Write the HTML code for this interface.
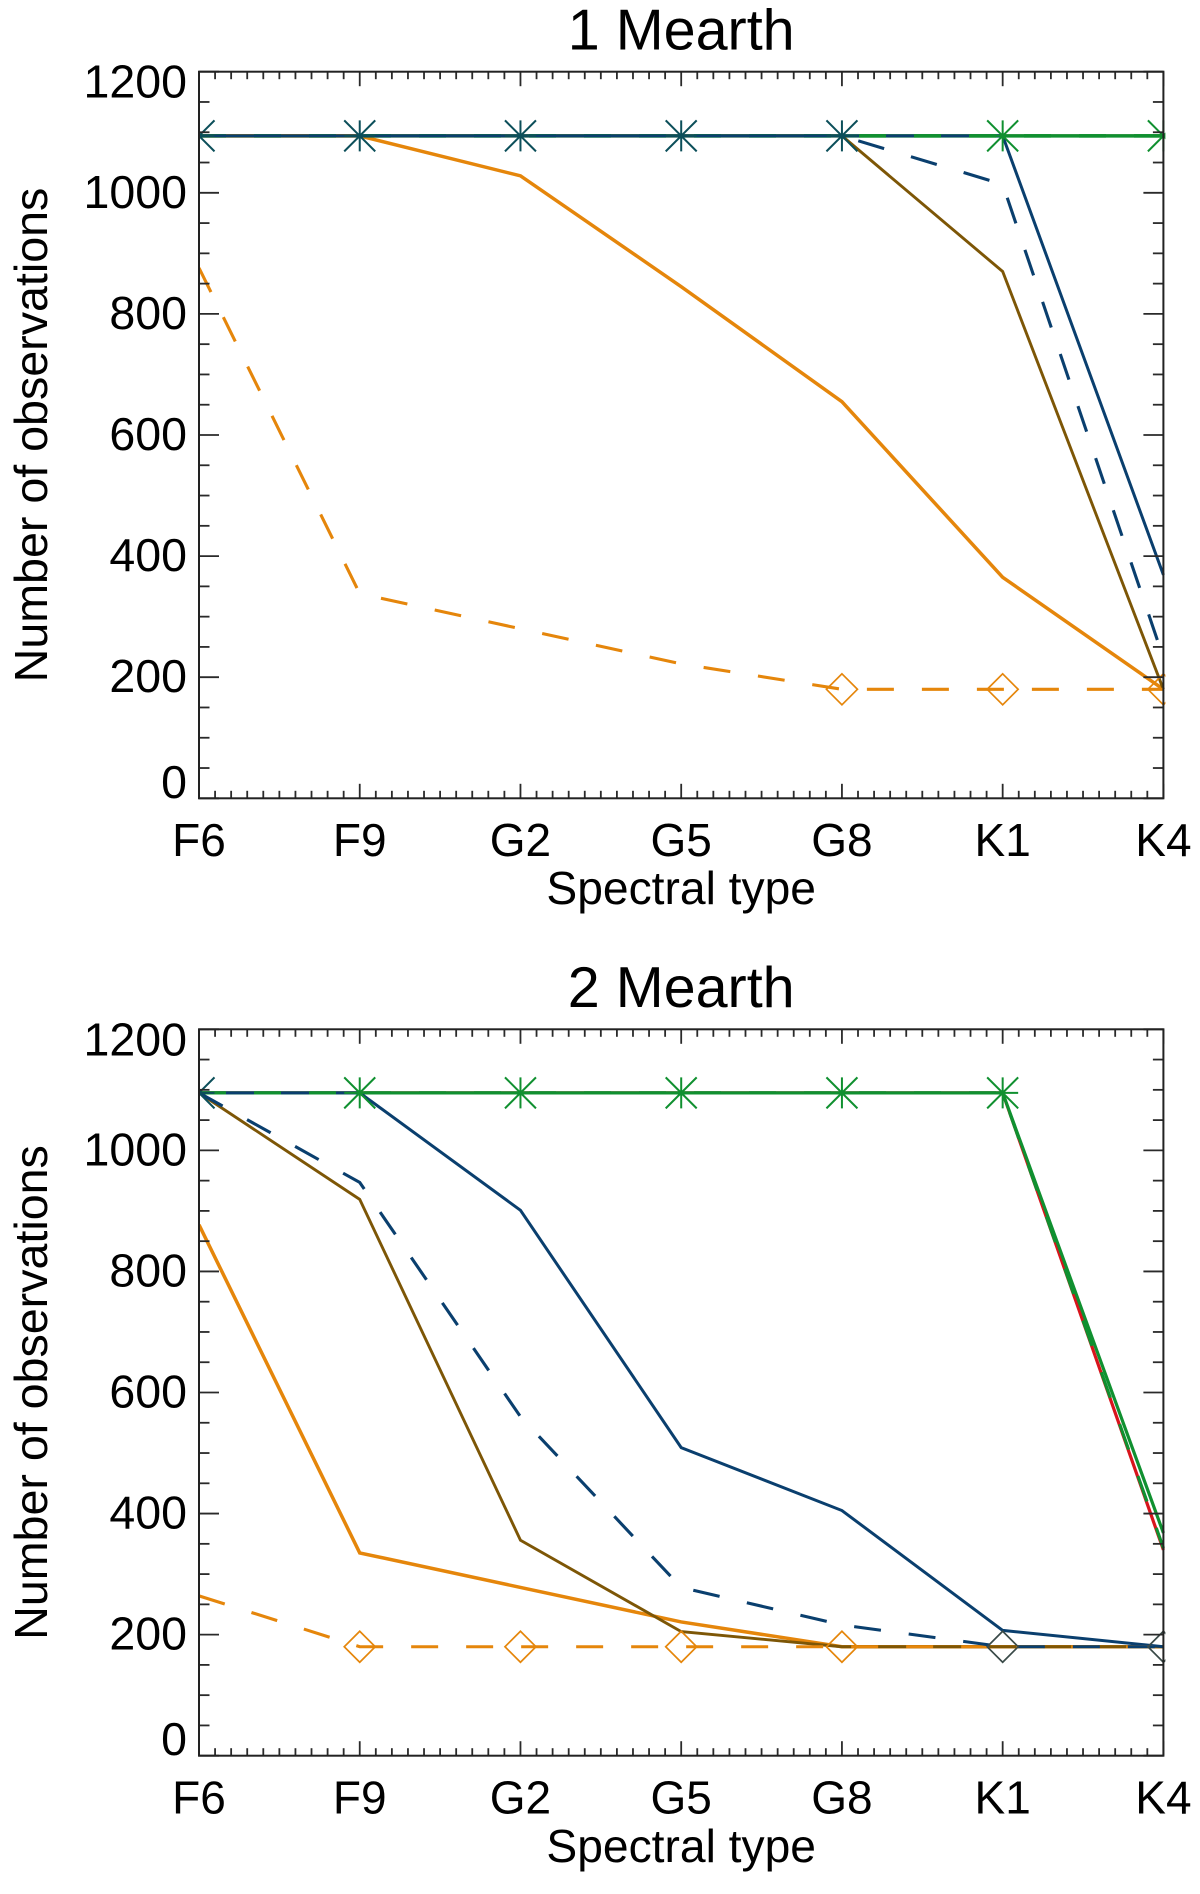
<!DOCTYPE html>
<html lang="en">
<head>
<meta charset="utf-8">
<title>Number of observations vs spectral type</title>
<style>
  html, body { margin: 0; padding: 0; background: #fff; }
  #chart { display: block; width: 1200px; height: 1894px; }
  text { font-family: "Liberation Sans", sans-serif; fill: #000; }
</style>
</head>
<body>
<svg id="chart" xmlns="http://www.w3.org/2000/svg" width="1200" height="1894" viewBox="0 0 1200 1894"></svg>
<script>
// ---- shared axis data ----
const categories = ['F6', 'F9', 'G2', 'G5', 'G8', 'K1', 'K4'];
const yTickValues = [0, 200, 400, 600, 800, 1000, 1200];
const yTickLabels = ['0', '200', '400', '600', '800', '1000', '1200'];
const yMinorStep = 50;
const xMinorPerMajor = 10;
const panelTitles = ['1 Mearth', '2 Mearth'];
const xAxisTitle = 'Spectral type';
const yAxisTitle = 'Number of observations';

// ---- panel 1 series (1 Mearth) ----
const p1GreenSolid = [1094, 1094, 1094, 1094, 1094, 1094, 1094];
const p1NavySolid = [1094, 1094, 1094, 1094, 1094, 1094, 369];
const p1OrangeSolid = [1094, 1094, 1028, 845, 655, 365, 180];
const p1BrownSolid = [1094, 1094, 1094, 1094, 1094, 870, 180];
const p1GreenDashed = [1094, 1094, 1094, 1094, 1094, 1094, 1094];
const p1OrangeDashed = [876, 338, 280, 222, 180, 180, 180];
const p1NavyDashed = [1094, 1094, 1094, 1094, 1094, 1014, 232];
const p1RedSolid = [1094, 1094, 1094, 1094, 1094, 1094, 1094];
const p1AsteriskDark = [1094, 1094, 1094, 1094, 1094, null, null];
const p1AsteriskGreen = [null, null, null, null, null, 1094, 1094];
const p1DiamondOrange = [null, null, null, null, 180, 180, 180];
const p1DiamondDark = [null, null, null, null, null, null, null];

// ---- panel 2 series (2 Mearth) ----
const p2GreenSolid = [1095, 1095, 1095, 1095, 1095, 1095, 368];
const p2NavySolid = [1095, 1095, 901, 509, 405, 207, 180];
const p2OrangeSolid = [877, 335, 278, 221, 180, 180, 180];
const p2BrownSolid = [1095, 919, 356, 205, 180, 180, 180];
const p2GreenDashed = [1095, 1095, 1095, 1095, 1095, 1095, 343];
const p2OrangeDashed = [264, 180, 180, 180, 180, 180, 180];
const p2NavyDashed = [1095, 947, 560, 278, 216, 180, 180];
const p2RedSolid = [1095, 1095, 1095, 1095, 1095, 1095, 340];
const p2AsteriskDark = [1095, null, null, null, null, null, null];
const p2AsteriskGreen = [null, 1095, 1095, 1095, 1095, 1095, null];
const p2DiamondOrange = [null, 180, 180, 180, 180, null, null];
const p2DiamondDark = [null, null, null, null, null, 180, 180];

const svgNS = 'http://www.w3.org/2000/svg';
const svg = document.getElementById('chart');

const NAVY = '#0a3f6e', BROWN = '#7d5606', ORANGE = '#e5860b', GREEN = '#109030', RED = '#d8141c', TEAL = '#0c4f5a', DARK = '#3a4a48';

function make(tag, name, attrs, parent) {
  const el = document.createElementNS(svgNS, tag);
  
  
  for (const k in attrs) el.setAttribute(k, attrs[k]);
  parent.appendChild(el);
  return el;
}

function drawPanel(idx, frame, layers, asteriskSets, diamondSets) {
  const g = make('g', 'panel-' + (idx + 1), {}, svg);
  const { left, right, top, bottom } = frame;
  const yMax = yTickValues[yTickValues.length - 1];
  const xScale = i => left + (right - left) * i / (categories.length - 1);
  const yScale = v => bottom - (bottom - top) * v / yMax;
  const midX = (left + right) / 2;
  const midY = (top + bottom) / 2;

  // clip
  const clipId = 'plot-clip-' + idx;
  const defs = make('defs', 'clip-defs', {}, g);
  const clip = make('clipPath', 'plot-clip', { id: clipId }, defs);
  make('rect', 'plot-clip-rect', { x: left - 1, y: top - 1, width: right - left + 3, height: bottom - top + 2 }, clip);

  // titles
  const title = make('text', 'panel-title', { x: midX, y: frame.titleBase, 'text-anchor': 'middle', 'font-size': 57.5 }, g);
  title.textContent = panelTitles[idx];
  const xt = make('text', 'x-axis-title', { x: midX, y: frame.xTitleBase, 'text-anchor': 'middle', 'font-size': 46.2 }, g);
  xt.textContent = xAxisTitle;
  const yt = make('text', 'y-axis-title', { x: 0, y: 0, transform: 'translate(47,' + midY + ') rotate(-90)', 'text-anchor': 'middle', 'font-size': 46.6 }, g);
  yt.textContent = yAxisTitle;

  // series
  const plot = make('g', 'plot-area', { 'clip-path': 'url(#' + clipId + ')' }, g);
  layers.forEach(s => {
    const pts = s.values.map((v, i) => xScale(i).toFixed(2) + ',' + yScale(v).toFixed(2)).join(' ');
    const attrs = { points: pts, fill: 'none', stroke: s.color, 'stroke-width': s.width, 'stroke-linejoin': 'miter' };
    if (s.dashed) attrs['stroke-dasharray'] = '27 28';
    make('polyline', s.name, attrs, plot);
  });

  // markers
  const R = 15.5;
  asteriskSets.forEach(set => {
    set.values.forEach((v, i) => {
      if (v === null) return;
      const cx = xScale(i), cy = yScale(v);
      const d = 'M' + (cx - R) + ' ' + (cy - R) + 'L' + (cx + R) + ' ' + (cy + R) +
                'M' + (cx - R) + ' ' + (cy + R) + 'L' + (cx + R) + ' ' + (cy - R) +
                'M' + cx + ' ' + (cy - R) + 'L' + cx + ' ' + (cy + R) +
                'M' + (cx - R) + ' ' + cy + 'L' + (cx + R) + ' ' + cy;
      make('path', 'asterisk-marker-' + categories[i], { d: d, fill: 'none', stroke: set.color, 'stroke-width': 2 }, plot);
    });
  });
  diamondSets.forEach(set => {
    set.values.forEach((v, i) => {
      if (v === null) return;
      const cx = xScale(i), cy = yScale(v);
      const d = 'M' + cx + ' ' + (cy - R) + 'L' + (cx + R) + ' ' + cy + 'L' + cx + ' ' + (cy + R) + 'L' + (cx - R) + ' ' + cy + 'Z';
      make('path', 'diamond-marker-' + categories[i], { d: d, fill: 'none', stroke: set.color, 'stroke-width': 1.7 }, plot);
    });
  });

  // ticks
  const ticks = make('g', 'axis-ticks', { stroke: '#2a2a2a', 'stroke-width': 1.8, fill: 'none' }, g);
  const step = (right - left) / (categories.length - 1);
  for (let i = 0; i < categories.length; i++) {
    const x = xScale(i);
    make('line', 'x-major-tick-bottom', { x1: x, x2: x, y1: bottom, y2: bottom - 14.5 }, ticks);
    make('line', 'x-major-tick-top', { x1: x, x2: x, y1: top, y2: top + 14.5 }, ticks);
    if (i < categories.length - 1) {
      for (let m = 1; m < xMinorPerMajor; m++) {
        const mx = x + step * m / xMinorPerMajor;
        make('line', 'x-minor-tick-bottom', { x1: mx, x2: mx, y1: bottom, y2: bottom - 7.5 }, ticks);
        make('line', 'x-minor-tick-top', { x1: mx, x2: mx, y1: top, y2: top + 7.5 }, ticks);
      }
    }
  }
  for (let v = 0; v <= yMax; v += yMinorStep) {
    const y = yScale(v);
    const major = yTickValues.indexOf(v) >= 0;
    const len = major ? 20 : 10.5;
    make('line', major ? 'y-major-tick-left' : 'y-minor-tick-left', { x1: left, x2: left + len, y1: y, y2: y }, ticks);
    make('line', major ? 'y-major-tick-right' : 'y-minor-tick-right', { x1: right, x2: right - len, y1: y, y2: y }, ticks);
  }

  // frame
  make('rect', 'plot-frame', { x: left, y: top, width: right - left, height: bottom - top, fill: 'none', stroke: '#222', 'stroke-width': 2 }, g);

  // tick labels
  yTickValues.forEach((v, i) => {
    let base = yScale(v) + 15;
    if (v === yMax) base = yScale(v) + 26;
    if (v === 0) base = yScale(v) - 0.5;
    const t = make('text', 'y-tick-label', { x: 187, y: base, 'text-anchor': 'end', 'font-size': 46.5 }, g);
    t.textContent = yTickLabels[i];
  });
  categories.forEach((c, i) => {
    const t = make('text', 'x-tick-label', { x: xScale(i), y: frame.xLabelBase, 'text-anchor': 'middle', 'font-size': 46 }, g);
    t.textContent = c;
  });
}

drawPanel(0,
  { left: 199, right: 1163.4, top: 71.7, bottom: 798.3, titleBase: 49.3, xLabelBase: 856, xTitleBase: 904 },
  [
    { name: 'series-red-solid', values: p1RedSolid, color: RED, width: 3 },
    { name: 'series-green-solid', values: p1GreenSolid, color: GREEN, width: 3.6 },
    { name: 'series-orange-solid', values: p1OrangeSolid, color: ORANGE, width: 3.5 },
    { name: 'series-brown-solid', values: p1BrownSolid, color: BROWN, width: 2.9 },
    { name: 'series-navy-solid', values: p1NavySolid, color: NAVY, width: 3 },
    { name: 'series-green-dashed', values: p1GreenDashed, color: GREEN, width: 3.6, dashed: true },
    { name: 'series-orange-dashed', values: p1OrangeDashed, color: ORANGE, width: 3.1, dashed: true },
    { name: 'series-navy-dashed', values: p1NavyDashed, color: NAVY, width: 3.1, dashed: true }
  ],
  [ { values: p1AsteriskDark, color: TEAL }, { values: p1AsteriskGreen, color: GREEN } ],
  [ { values: p1DiamondOrange, color: ORANGE }, { values: p1DiamondDark, color: DARK } ]
);

drawPanel(1,
  { left: 199, right: 1163.4, top: 1029.3, bottom: 1755.7, titleBase: 1007, xLabelBase: 1813.5, xTitleBase: 1862 },
  [
    { name: 'series-red-solid', values: p2RedSolid, color: RED, width: 3.2 },
    { name: 'series-green-solid', values: p2GreenSolid, color: GREEN, width: 3.2 },
    { name: 'series-orange-solid', values: p2OrangeSolid, color: ORANGE, width: 3.5 },
    { name: 'series-brown-solid', values: p2BrownSolid, color: BROWN, width: 2.9 },
    { name: 'series-navy-solid', values: p2NavySolid, color: NAVY, width: 3 },
    { name: 'series-green-dashed', values: p2GreenDashed, color: GREEN, width: 3.2, dashed: true },
    { name: 'series-orange-dashed', values: p2OrangeDashed, color: ORANGE, width: 3.1, dashed: true },
    { name: 'series-navy-dashed', values: p2NavyDashed, color: NAVY, width: 3.1, dashed: true }
  ],
  [ { values: p2AsteriskDark, color: TEAL }, { values: p2AsteriskGreen, color: GREEN } ],
  [ { values: p2DiamondOrange, color: ORANGE }, { values: p2DiamondDark, color: DARK } ]
);
</script>
</body>
</html>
________________
Exactly as they appear, print the lines of the listing above from its first line through the line that contains "const yAxisTitle = 'Number of observations';", minus the pictures.

Write the HTML code for this interface.
<!DOCTYPE html>
<html lang="en">
<head>
<meta charset="utf-8">
<title>Number of observations vs spectral type</title>
<style>
  html, body { margin: 0; padding: 0; background: #fff; }
  #chart { display: block; width: 1200px; height: 1894px; }
  text { font-family: "Liberation Sans", sans-serif; fill: #000; }
</style>
</head>
<body>
<svg id="chart" xmlns="http://www.w3.org/2000/svg" width="1200" height="1894" viewBox="0 0 1200 1894"></svg>
<script>
// ---- shared axis data ----
const categories = ['F6', 'F9', 'G2', 'G5', 'G8', 'K1', 'K4'];
const yTickValues = [0, 200, 400, 600, 800, 1000, 1200];
const yTickLabels = ['0', '200', '400', '600', '800', '1000', '1200'];
const yMinorStep = 50;
const xMinorPerMajor = 10;
const panelTitles = ['1 Mearth', '2 Mearth'];
const xAxisTitle = 'Spectral type';
const yAxisTitle = 'Number of observations';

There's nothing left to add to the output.